NEW YORK — U.S. corporations plan to increase their charitable contributions by about 3% this year and by about 5% in 1996, a Conference Board study says.
The increases represent a turnaround because during the past five years, companies projected virtually no growth in giving, according to an advance summary released Wednesday.
In last year's survey, companies forecast 1% growth in giving in 1994 and none at all in 1995.
"The anticipated rise in contributions for 1995 and 1996 giving indicates executives' confidence in their companies' ability to compete and grow," said Audris Tillman, a Conference Board research analyst.
The study, to be released in full later this year, is based on a survey taken in early 1995 of 383 large and mid-sized companies in both the manufacturing and service sectors.
As a percentage of pretax profits, giving shrank in 1994, the Conference Board said. The 383 companies gave less than 1% of U.S. pretax income in 1994, down from the past five years when they gave 1.1% to 1.2% of U.S. pretax profits.

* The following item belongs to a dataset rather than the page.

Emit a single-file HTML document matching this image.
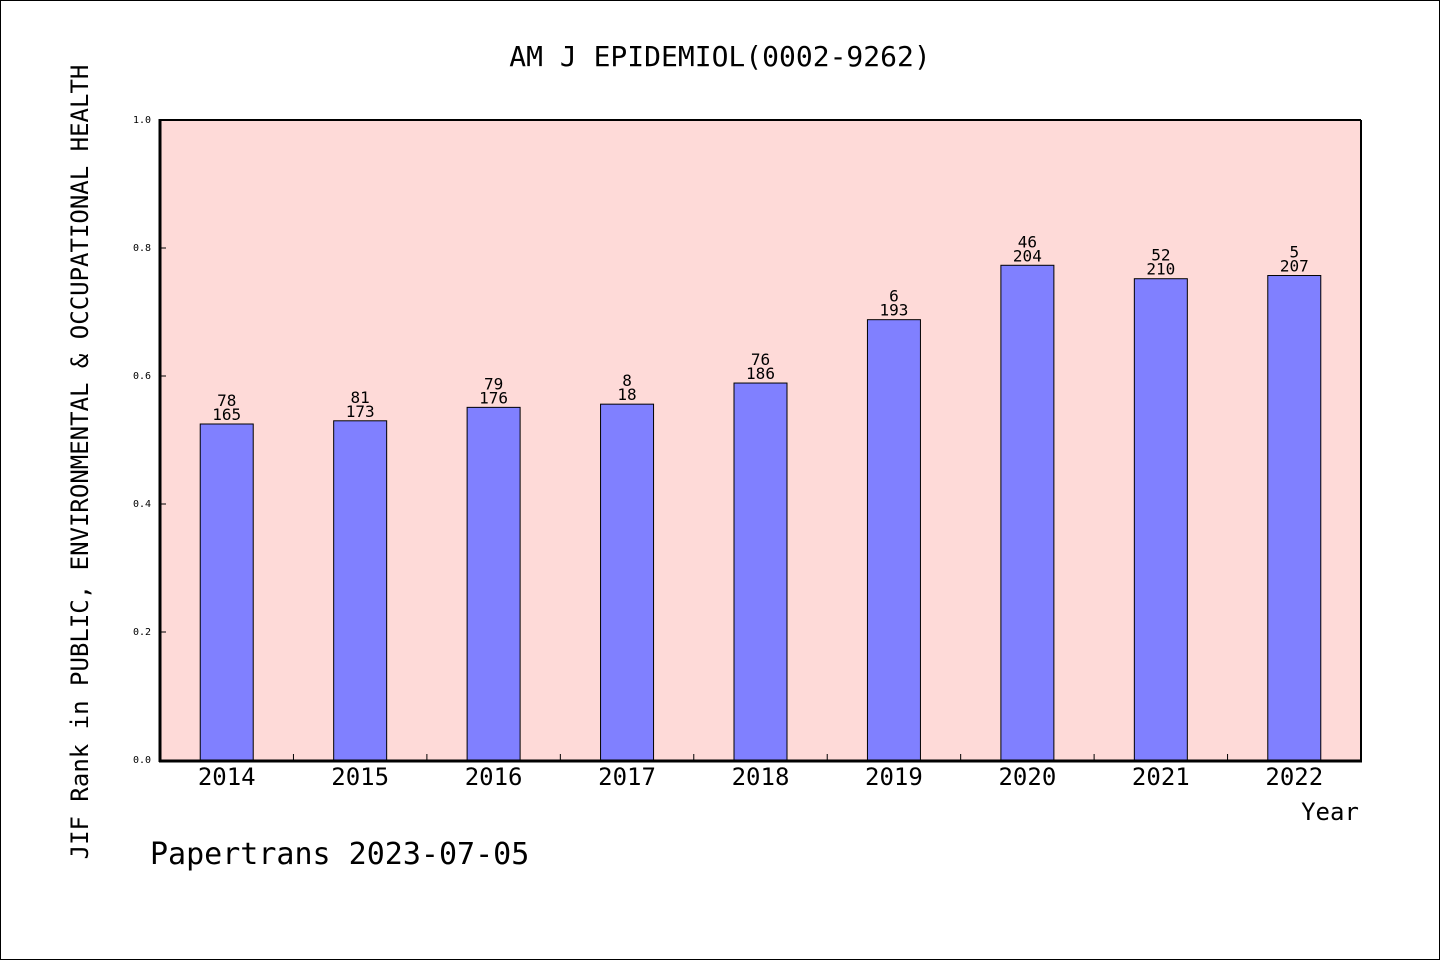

Looking at the 212 companies that responded to both this year's survey and the previous year's, the Conference Board said corporations reported giving 5.8% more in 1994 than in 1993. The year before saw a 0.3% decrease in contributions.
The 212 companies last year gave 34.8% of their total contributions to educational charities, followed by 24.5% to health and human services.
Next were civic and community charities, 11.9%; non-allocated funds, 11.5%; culture and the arts, 11.1%, and other, 6.2%.